Nov 03, 2006 01:28
Today, I had the pleasure of fluently exchanging blows. I love grappling, but sometimes one feels a longing to experience the primal nobility of pugilism. "Stand-up" sparring for me has become either a chase or a decisive loss. In the former case, my opponent refuses to engage and I'm forever running after him. My agitation is expressed in my technique, and I find my self overextending my strikes and making big, risky lunges, a quickly cementing habit. That habit does not help in the latter case, which typically involves a professional fighter schooling me. Today, however, was an even match. Evasions were tactical and aggressive rather than noncommittal and timid, and to extend the conversation metaphor, one clever turn of phrase was met with another.
Also today, I encountered a northern wrestler. When working a pommeling drill (fighting for "inside control," or hooking your arms inside his, not punching) at the beginning of practice, I noticed in seconds that he displayed those distinctly northern traits: bold but subtle action, a tight but seemingly effortless tie-up, unnerving sensitivity, and a seemingly bottomless bag of tricks. When I asked him where he learned to wrestle, he responded "Iowa." Hearing that, I made a point of keeping the fight up on the feet later in practice, which predictably proved futile. His stand-up and guard sucked, though.

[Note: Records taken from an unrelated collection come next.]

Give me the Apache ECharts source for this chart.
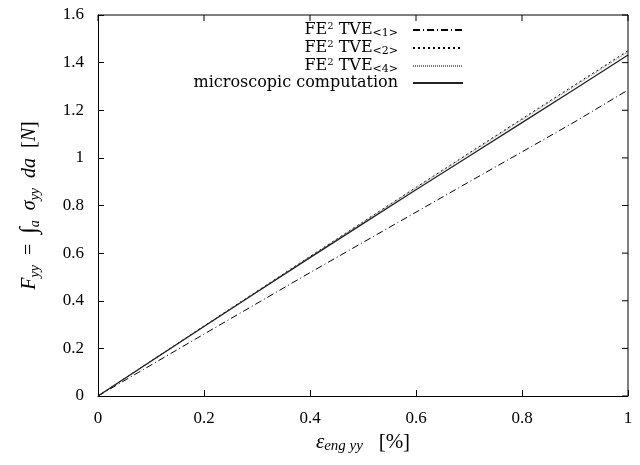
<!DOCTYPE html>
<html>
<head>
<meta charset="utf-8">
<script src="https://cdn.jsdelivr.net/npm/echarts@6/dist/echarts.min.js"></script>
<style>
  html, body { margin: 0; padding: 0; background: #fff; }
  #root { width: 640px; height: 465px; }
</style>
</head>
<body>
<div id="root"></div>
<script>
// strain [%]
const strain = [0, 0.1, 0.2, 0.3, 0.4, 0.5, 0.6, 0.7, 0.8, 0.9, 1.0];
// force [N]
const tve1 = [0, 0.130, 0.260, 0.389, 0.518, 0.645, 0.772, 0.899, 1.025, 1.152, 1.285];
const tve2 = [0, 0.147, 0.294, 0.440, 0.586, 0.731, 0.876, 1.020, 1.164, 1.307, 1.450];
const tve4 = [0, 0.147, 0.293, 0.439, 0.585, 0.730, 0.874, 1.017, 1.160, 1.302, 1.445];
const micro = [0, 0.146, 0.292, 0.437, 0.581, 0.724, 0.866, 1.007, 1.148, 1.289, 1.432];
const xTicks = [0, 0.2, 0.4, 0.6, 0.8, 1];
const yTicks = [0, 0.2, 0.4, 0.6, 0.8, 1, 1.2, 1.4, 1.6];

const serif = '"Liberation Serif", "DejaVu Serif", serif';
const wide = '"DejaVu Serif", "Liberation Serif", serif';

const pairs = ys => strain.map((x, i) => [x, ys[i]]);
const tickFmt = v => String(+v.toFixed(1));

const legendRich = {
  n: { fontFamily: wide, fontSize: 16, color: '#000', lineHeight: 18 },
  sup: { fontFamily: wide, fontSize: 10, color: '#000', verticalAlign: 'top', lineHeight: 10 },
  sub: { fontFamily: wide, fontSize: 11, color: '#000', verticalAlign: 'bottom', lineHeight: 11 }
};

const legendName = {
  'TVE1': '{n|FE}{sup|2}{n| TVE}{sub|<1>}',
  'TVE2': '{n|FE}{sup|2}{n| TVE}{sub|<2>}',
  'TVE4': '{n|FE}{sup|2}{n| TVE}{sub|<4>}',
  'micro': '{n|microscopic computation}'
};

// closed frame with mirrored inward ticks, placed through the axes' scales
const renderFrame = (params, api) => {
  const xMin = xTicks[0], xMax = xTicks[xTicks.length - 1];
  const yMin = yTicks[0], yMax = yTicks[yTicks.length - 1];
  const lo = api.coord([xMin, yMin]);
  const hi = api.coord([xMax, yMax]);
  const stroke = { stroke: '#000', lineWidth: 1, fill: null };
  const children = [{
    type: 'polyline',
    shape: { points: [[lo[0], hi[1]], [hi[0], hi[1]], [hi[0], lo[1]]] },
    style: stroke
  }];
  xTicks.forEach(t => {
    const p = api.coord([t, yMax]);
    children.push({ type: 'line', shape: { x1: p[0], y1: p[1], x2: p[0], y2: p[1] + 6 }, style: stroke });
  });
  yTicks.forEach(t => {
    const p = api.coord([xMax, t]);
    children.push({ type: 'line', shape: { x1: p[0], y1: p[1], x2: p[0] - 6, y2: p[1] }, style: stroke });
  });
  return { type: 'group', children };
};

const chart = echarts.init(document.getElementById('root'));
chart.setOption({
  animation: false,
  grid: { left: 98, right: 12, top: 15, bottom: 69 },
  legend: {
    top: 16,
    right: 171,
    orient: 'vertical',
    align: 'right',
    itemWidth: 50,
    itemHeight: 10,
    itemGap: 0,
    data: ['TVE1', 'TVE2', 'TVE4', 'micro'],
    formatter: name => legendName[name],
    itemStyle: { color: 'rgba(0,0,0,0)', borderWidth: 0, opacity: 0 },
    textStyle: { rich: legendRich, padding: [0, 10, 0, 0] }
  },
  xAxis: {
    type: 'value', min: 0, max: 1, interval: 0.2,
    name: '{e|ε}{s|eng}{t| yy}{n|   [%]}',
    nameLocation: 'middle', nameGap: 35,
    nameTextStyle: {
      rich: {
        e: { fontFamily: serif, fontStyle: 'italic', fontSize: 21, color: '#000', lineHeight: 22 },
        s: { fontFamily: serif, fontStyle: 'italic', fontSize: 15, color: '#000', verticalAlign: 'bottom', lineHeight: 15 },
        t: { fontFamily: serif, fontStyle: 'italic', fontSize: 15, color: '#000', verticalAlign: 'bottom', lineHeight: 15, padding: [4, 0, 0, 0] },
        n: { fontFamily: serif, fontSize: 21, color: '#000', lineHeight: 22 }
      }
    },
    axisLine: { onZero: false, lineStyle: { color: '#000', width: 1 } },
    axisTick: { inside: true, length: 6, lineStyle: { color: '#000' } },
    axisLabel: { margin: 14, fontFamily: serif, fontSize: 17, color: '#000', formatter: tickFmt },
    splitLine: { show: false }
  },
  yAxis: {
    type: 'value', min: 0, max: 1.6, interval: 0.2,
    name: '{f|F}{s|yy}{n|  =  }{i|∫}{s|a}{g|  σ}{s|yy}{f|  da}{n|  [}{f|N}{n|]}',
    nameLocation: 'middle', nameGap: 56,
    nameRotate: 90,
    nameTextStyle: {
      rich: {
        f: { fontFamily: serif, fontStyle: 'italic', fontSize: 20, color: '#000', lineHeight: 24 },
        g: { fontFamily: serif, fontStyle: 'italic', fontSize: 20, color: '#000', lineHeight: 24 },
        n: { fontFamily: serif, fontSize: 20, color: '#000', lineHeight: 24 },
        i: { fontFamily: serif, fontSize: 24, color: '#000', lineHeight: 24 },
        s: { fontFamily: serif, fontStyle: 'italic', fontSize: 14, color: '#000', verticalAlign: 'bottom', lineHeight: 14 }
      }
    },
    axisLine: { onZero: false, lineStyle: { color: '#000', width: 1 } },
    axisTick: { inside: true, length: 6, lineStyle: { color: '#000' } },
    axisLabel: { margin: 14, fontFamily: serif, fontSize: 17, color: '#000', formatter: tickFmt },
    splitLine: { show: false }
  },
  series: [
    {
      name: 'TVE1', type: 'line', data: pairs(tve1), showSymbol: false, symbol: 'none',
      lineStyle: { color: '#000', width: 1, type: [7, 3, 1, 3] }, itemStyle: { color: '#000' }
    },
    {
      name: 'TVE2', type: 'line', data: pairs(tve2), showSymbol: false, symbol: 'none',
      lineStyle: { color: '#000', width: 1, type: [2, 3] }, itemStyle: { color: '#000' }
    },
    {
      name: 'TVE4', type: 'line', data: pairs(tve4), showSymbol: false, symbol: 'none',
      lineStyle: { color: '#777', width: 1, type: [1, 1] }, itemStyle: { color: '#777' }
    },
    {
      name: 'micro', type: 'line', data: pairs(micro), showSymbol: false, symbol: 'none',
      lineStyle: { color: '#222', width: 1.3, type: 'solid' }, itemStyle: { color: '#222' }
    },
    {
      name: 'frame', type: 'custom', silent: true, clip: false, z: 6,
      data: [[xTicks[0], yTicks[0]]],
      renderItem: renderFrame
    }
  ]
});
</script>
</body>
</html>
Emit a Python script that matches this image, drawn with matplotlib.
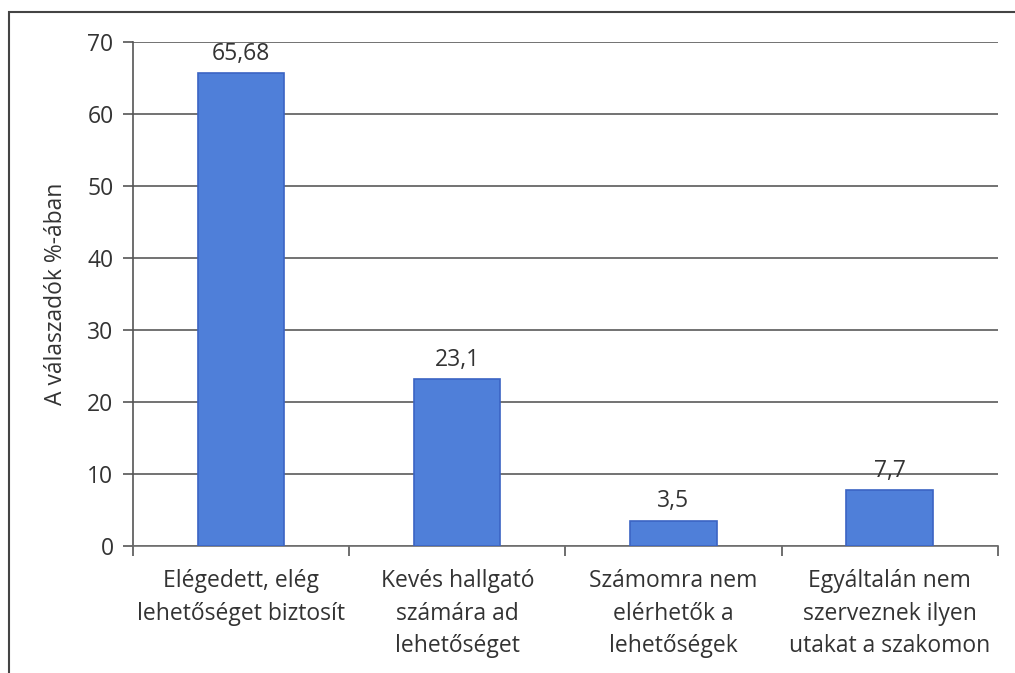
import matplotlib.pyplot as plt
from matplotlib.patches import Rectangle

plt.rcParams["font.family"] = ["Open Sans", "DejaVu Sans"]

categories = [
    "Elégedett, elég\nlehetőséget biztosít",
    "Kevés hallgató\nszámára ad\nlehetőséget",
    "Számomra nem\nelérhetők a\nlehetőségek",
    "Egyáltalán nem\nszerveznek ilyen\nutakat a szakomon",
]
values = [65.68, 23.1, 3.5, 7.7]
value_labels = ["65,68", "23,1", "3,5", "7,7"]
y_ticks = [0, 10, 20, 30, 40, 50, 60, 70]

TEXT = "#333333"
FS = 16.5


def main():
    fig = plt.figure(figsize=(10.15, 6.73), dpi=100)
    ax = fig.add_axes([0.131, 0.189, 0.852, 0.749])

    # outer frame of the scanned chart
    fig.patches.append(Rectangle((9 / 1015, -0.1), 1.2, 1 - 12 / 673 + 0.1,
                                 transform=fig.transFigure, fill=False,
                                 edgecolor="#444444", linewidth=1.5))

    x = range(len(values))
    bars = ax.bar(x, values, width=0.4, color="#4F7FD9", edgecolor="#3B64C4",
                  linewidth=1.2, zorder=3)

    for bar, lab in zip(bars, value_labels):
        ax.text(bar.get_x() + bar.get_width() / 2, bar.get_height() + 1.0, lab,
                ha="center", va="bottom", fontsize=FS, color=TEXT, zorder=4)

    ax.set_xlim(-0.5, len(values) - 0.5)
    ax.set_ylim(0, 70)
    ax.set_yticks(y_ticks)
    ax.set_yticklabels([str(t) for t in y_ticks], fontsize=FS, color=TEXT)
    ax.yaxis.grid(True, color="#5a5a5a", linewidth=1.2, zorder=0)

    ax.set_xticks(list(x))
    ax.set_xticklabels(categories, fontsize=FS, color=TEXT, linespacing=1.45,
                       va="top")
    ax.tick_params(axis="x", length=0, pad=17)
    ax.set_xticks([i - 0.5 for i in range(len(values) + 1)], minor=True)
    ax.tick_params(axis="x", which="minor", length=7, color="#555555", width=1.2)
    ax.tick_params(axis="y", length=7, color="#555555", width=1.2, pad=7)

    ax.set_ylabel("A válaszadók %-ában", fontsize=FS, color=TEXT, labelpad=14)

    for side in ["top", "right"]:
        ax.spines[side].set_visible(False)
    ax.spines["left"].set_color("#555555")
    ax.spines["left"].set_linewidth(1.2)
    ax.spines["bottom"].set_color("#6e6e6e")
    ax.spines["bottom"].set_linewidth(1.2)

    fig.savefig("out.png", dpi=100)


if __name__ == "__main__":
    main()
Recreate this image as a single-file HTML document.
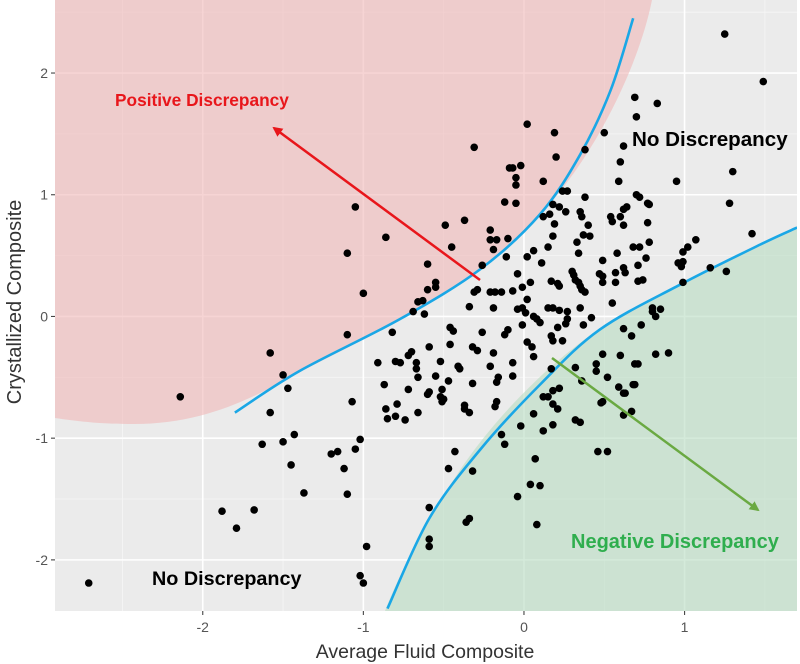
<!DOCTYPE html>
<html><head><meta charset="utf-8"><style>
html,body{margin:0;padding:0;background:#fff;}
svg{display:block;font-family:"Liberation Sans",Arial,sans-serif;}
</style></head><body>
<svg id="chart" width="800" height="664" viewBox="0 0 800 664">
<defs>
<clipPath id="panelClip"><rect x="55" y="0" width="742" height="611"/></clipPath>
<marker id="redHead" markerWidth="10" markerHeight="10" refX="8" refY="5" orient="auto" markerUnits="userSpaceOnUse"><path d="M0,0 L10,5 L0,10 z" fill="#e8161b"/></marker>
<marker id="greenHead" markerWidth="10" markerHeight="10" refX="8" refY="5" orient="auto" markerUnits="userSpaceOnUse"><path d="M0,0 L10,5 L0,10 z" fill="#6aa942"/></marker>
</defs>
<rect x="55" y="0" width="742" height="611" fill="#ebebeb"/>
<g id="grid"></g>
<g clip-path="url(#panelClip)">
<path d="M55,0 L652,0 C640,60 600,150 540,215 C470,290 400,320 300,372 C250,400 200,425 130,424 C100,424 75,421 55,418 Z" fill="#f0b8b8" opacity="0.6"/>
<path d="M797,226 C760,245 700,275 640,305 C570,340 500,410 460,470 C420,530 395,585 385,611 L797,611 Z" fill="#b7dcc2" opacity="0.6"/>
<g id="curves"></g>
<g id="points"></g>
</g>
<line x1="480" y1="280" x2="274" y2="128" stroke="#e8161b" stroke-width="2.5" marker-end="url(#redHead)"/>
<line x1="552" y1="358" x2="758" y2="510" stroke="#6aa942" stroke-width="2.5" marker-end="url(#greenHead)"/>
<text x="115" y="106" font-size="17.3" font-weight="bold" fill="#e8161b">Positive Discrepancy</text>
<text x="632" y="146" font-size="20.6" font-weight="bold" fill="#000">No Discrepancy</text>
<text x="152" y="585" font-size="19.8" font-weight="bold" fill="#000">No Discrepancy</text>
<text x="571" y="548" font-size="20" font-weight="bold" fill="#2fae4e">Negative Discrepancy</text>
<g id="axes"></g>
<text x="425" y="658" font-size="19.5" fill="#333" text-anchor="middle">Average Fluid Composite</text>
<text transform="translate(21,302) rotate(-90)" font-size="20" fill="#333" text-anchor="middle">Crystallized Composite</text>
</svg>
<script>
const xTicks = [-2, -1, 0, 1];
const yTicks = [-2, -1, 0, 1, 2];
const xVals = [-2.71,-2.14,-1.88,-1.79,-1.68,-1.58,-1.50,-1.47,-1.58,-1.63,-1.50,-1.45,-1.43,-1.37,-1.20,-1.16,-1.12,-1.10,-1.10,-1.10,-1.05,-1.07,-1.00,-1.02,-1.00,-0.98,-1.02,-1.05,-0.86,-0.91,-0.87,-0.86,-0.85,-0.79,-0.77,-0.74,-0.70,-0.69,-0.66,-0.60,-0.60,-0.55,-0.59,-0.59,-0.59,-0.59,-0.59,-0.55,-0.51,-0.50,-0.52,-0.45,-0.43,-0.37,-0.47,-0.36,-0.34,-0.32,-0.31,-0.37,-0.21,-0.21,-0.17,-0.19,-0.09,-0.07,-0.05,-0.05,-0.02,-0.05,0.02,0.19,0.20,0.38,0.50,0.62,0.60,0.69,0.70,0.83,0.95,1.25,1.49,1.30,1.28,1.07,1.02,0.99,1.16,1.26,1.42,0.99,0.82,0.85,0.82,0.69,0.69,0.63,0.52,0.48,0.62,0.46,0.52,0.32,0.35,0.18,0.15,0.06,-0.02,0.12,-0.14,-0.12,-0.04,0.04,0.10,0.07,0.08,
0.12,-0.12,0.59,0.24,0.27,0.38,0.18,0.22,0.26,0.35,0.36,0.12,0.16,0.19,0.40,0.18,0.37,0.41,0.33,0.34,0.64,0.62,0.60,0.62,0.70,0.72,0.77,0.78,0.54,0.55,0.77,0.78,0.72,0.68,0.58,0.49,0.76,0.71,0.62,0.63,0.57,0.47,0.49,0.57,0.49,0.71,0.74,0.55,0.02,0.06,0.11,0.15,0.30,0.31,0.32,0.34,0.35,0.36,0.38,0.17,0.21,0.22,0.04,-0.04,-0.01,-0.07,-0.14,-0.18,-0.21,-0.29,-0.31,-0.19,-0.34,0.02,-0.04,-0.01,0.01,0.15,0.18,0.22,0.27,0.35,0.42,0.37,0.27,0.26,0.21,0.06,0.08,0.10,-0.01,-0.10,-0.12,-0.26,-0.46,-0.44,-0.46,-0.32,-0.29,-0.19,0.02,0.05,0.06,0.17,0.18,0.24,-0.07,-0.07,-0.21,-0.16,-0.17,-0.32,-0.41,-0.40,-0.55,-0.47,-0.67,-0.67,-0.66,-0.72,-0.80,-0.72,-0.60,-0.52,-0.51,-0.80,-0.66,-0.37,-0.17,-0.18,-0.34,
0.62,0.67,0.73,0.49,0.60,0.45,0.45,0.71,0.90,0.32,0.17,0.36,0.68,0.59,0.62,0.22,0.18,0.12,0.18,0.21,0.49,0.67,0.80,0.80,0.99,0.96,0.98,
-0.49,-0.63,-0.62,-0.82,-0.10,-0.26,-0.11];
const yVals = [-2.19,-0.66,-1.60,-1.74,-1.59,-0.30,-0.48,-0.59,-0.79,-1.05,-1.03,-1.22,-0.97,-1.45,-1.13,-1.11,-1.25,-1.46,-0.15,0.52,0.90,-0.70,0.19,-2.13,-2.19,-1.89,-1.01,-1.09,0.65,-0.38,-0.56,-0.76,-0.84,-0.72,-0.38,-0.85,-0.29,0.04,0.12,0.43,0.22,0.24,-0.62,-0.25,-1.57,-1.83,-1.89,0.28,-0.60,-0.68,-0.37,0.57,-1.11,-0.76,-1.25,-1.69,-1.66,-1.27,1.39,0.79,0.71,0.63,0.63,0.55,1.22,1.22,1.14,1.08,1.24,0.93,1.58,1.51,1.31,1.37,1.51,1.40,1.27,1.80,1.64,1.75,1.11,2.32,1.93,1.19,0.93,0.63,0.57,0.45,0.40,0.37,0.68,0.28,0.00,0.06,-0.31,-0.39,-0.56,-0.63,-0.50,-0.71,-0.81,-1.11,-1.11,-0.85,-0.87,-0.89,-0.66,-0.80,-0.90,-0.94,-0.97,-1.05,-1.48,-1.38,-1.39,-1.17,-1.71,
1.11,0.94,1.11,1.03,1.03,0.98,0.92,0.90,0.86,0.86,0.82,0.82,0.84,0.76,0.75,0.66,0.67,0.66,0.61,0.52,0.90,0.88,0.82,0.75,1.00,0.98,0.93,0.92,0.82,0.78,0.77,0.61,0.57,0.57,0.52,0.46,0.48,0.42,0.40,0.36,0.36,0.35,0.33,0.28,0.28,0.29,0.30,0.11,0.49,0.54,0.44,0.57,0.37,0.34,0.30,0.28,0.25,0.22,0.20,0.29,0.27,0.25,0.28,0.35,0.24,0.21,0.20,0.20,0.20,0.22,0.20,0.07,0.08,0.14,0.06,0.07,0.03,0.07,0.07,0.05,0.04,0.07,-0.01,-0.07,-0.02,-0.06,-0.09,0.00,-0.02,-0.05,-0.07,-0.11,-0.15,-0.13,-0.09,-0.12,-0.23,-0.25,-0.28,-0.30,-0.21,-0.25,-0.33,-0.16,-0.20,-0.20,-0.38,-0.49,-0.41,-0.50,-0.54,-0.55,-0.41,-0.43,-0.49,-0.53,-0.38,-0.43,-0.50,-0.32,-0.37,-0.60,-0.64,-0.66,-0.70,-0.82,-0.79,-0.73,-0.70,-0.74,-0.79,
-0.10,-0.16,-0.07,-0.31,-0.32,-0.39,-0.45,-0.39,-0.30,-0.42,-0.43,-0.53,-0.56,-0.58,-0.63,-0.59,-0.61,-0.66,-0.72,-0.76,-0.70,-0.78,0.07,0.04,0.53,0.44,0.41,
0.75,0.13,0.02,-0.13,0.64,0.42,0.49];
const upperCurveX = [-1.80,-1.40,-0.77,-0.27,0.10,0.35,0.54,0.68];
const upperCurveY = [-0.79,-0.45,-0.02,0.39,0.84,1.33,1.86,2.45];
const lowerCurveX = [-0.85,-0.59,-0.27,0.10,0.47,0.97,1.47,1.70];
const lowerCurveY = [-2.40,-1.66,-1.09,-0.56,-0.11,0.26,0.59,0.73];

const NS = "http://www.w3.org/2000/svg";
const PL = 55, PR = 797, PT = 0, PB = 611;
const xMin = -2.92, xMax = 1.70, yMin = -2.42, yMax = 2.60;
function sx(v){ return PL + (v - xMin) / (xMax - xMin) * (PR - PL); }
function sy(v){ return PB - (v - yMin) / (yMax - yMin) * (PB - PT); }

const grid = document.getElementById('grid');
const axes = document.getElementById('axes');
function ln(parent, x1, y1, x2, y2, stroke, w){
  const l = document.createElementNS(NS, 'line');
  l.setAttribute('x1', x1); l.setAttribute('y1', y1); l.setAttribute('x2', x2); l.setAttribute('y2', y2);
  l.setAttribute('stroke', stroke); l.setAttribute('stroke-width', w);
  parent.appendChild(l);
  return l;
}
for (let i = 0; i <= xTicks.length; i++) {
  const mv = xTicks[0] - 0.5 + i;
  if (mv > xMin && mv < xMax) {
    const g = ln(grid, sx(mv), PT, sx(mv), PB, '#f6f6f6', 0.8);
    
    
  }
}
for (let i = 0; i <= yTicks.length; i++) {
  const mv = yTicks[0] - 0.5 + i;
  if (mv > yMin && mv < yMax) {
    const g = ln(grid, PL, sy(mv), PR, sy(mv), '#f6f6f6', 0.8);
    
    
  }
}
xTicks.forEach(t => {
  const g = ln(grid, sx(t), PT, sx(t), PB, '#ffffff', 1.6);
  
  
  const tk = ln(axes, sx(t), PB, sx(t), PB + 4, '#444', 1.1);
  
  
  const tx = document.createElementNS(NS, 'text');
  tx.setAttribute('x', sx(t)); tx.setAttribute('y', PB + 21);
  tx.setAttribute('text-anchor', 'middle'); tx.setAttribute('font-size', '14'); tx.setAttribute('fill', '#555');
  tx.textContent = t;
  
  
  axes.appendChild(tx);
});
yTicks.forEach(t => {
  const g = ln(grid, PL, sy(t), PR, sy(t), '#ffffff', 1.6);
  
  
  const tk = ln(axes, PL - 4, sy(t), PL, sy(t), '#444', 1.1);
  
  
  const tx = document.createElementNS(NS, 'text');
  tx.setAttribute('x', PL - 7); tx.setAttribute('y', sy(t) + 5);
  tx.setAttribute('text-anchor', 'end'); tx.setAttribute('font-size', '14'); tx.setAttribute('fill', '#555');
  tx.textContent = t;
  
  
  axes.appendChild(tx);
});

function smoothPath(xs, ys){
  const p = xs.map((x, i) => [sx(x), sy(ys[i])]);
  let d = 'M' + p[0][0] + ',' + p[0][1];
  for (let i = 0; i < p.length - 1; i++) {
    const p0 = p[i - 1] || p[i], p1 = p[i], p2 = p[i + 1], p3 = p[i + 2] || p2;
    const c1x = p1[0] + (p2[0] - p0[0]) / 6, c1y = p1[1] + (p2[1] - p0[1]) / 6;
    const c2x = p2[0] - (p3[0] - p1[0]) / 6, c2y = p2[1] - (p3[1] - p1[1]) / 6;
    d += ' C' + c1x + ',' + c1y + ' ' + c2x + ',' + c2y + ' ' + p2[0] + ',' + p2[1];
  }
  return d;
}
const curves = document.getElementById('curves');
const up = document.createElementNS(NS, 'path');
up.setAttribute('d', smoothPath(upperCurveX, upperCurveY));
up.setAttribute('fill', 'none'); up.setAttribute('stroke', '#1aa7e6'); up.setAttribute('stroke-width', '2.6');


curves.appendChild(up);
const lo = document.createElementNS(NS, 'path');
lo.setAttribute('d', smoothPath(lowerCurveX, lowerCurveY));
lo.setAttribute('fill', 'none'); lo.setAttribute('stroke', '#1aa7e6'); lo.setAttribute('stroke-width', '2.6');


curves.appendChild(lo);

const pts = document.getElementById('points');
const n = Math.min(xVals.length, yVals.length);
for (let i = 0; i < n; i++) {
  const c = document.createElementNS(NS, 'circle');
  c.setAttribute('cx', sx(xVals[i])); c.setAttribute('cy', sy(yVals[i])); c.setAttribute('r', 3.8);
  c.setAttribute('fill', '#000');
  
  
  pts.appendChild(c);
}
</script>
</body></html>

Classes with lots of numbers really do fill me with abject terror. Well, the exams do. I find myself truant far too often because I'm untenably bored throughout, and I find myself thinking about how they say boredom kills. I can almost feel the apathy rotting years off my life. That absenteeism doesn't help learn physics or chemistry or what have you, which lends to the sensation that, when facing an exam, I'm almost totally subject to it's caprice. The feeling is like floating in a lifeboat on the sea during a hurricane, or on better days,a noble but suicidal charge into insurmountable forces not unlike the climax of "the Last Samurai." I'm actually doing fine in the class (physics,) but the foreboding persists.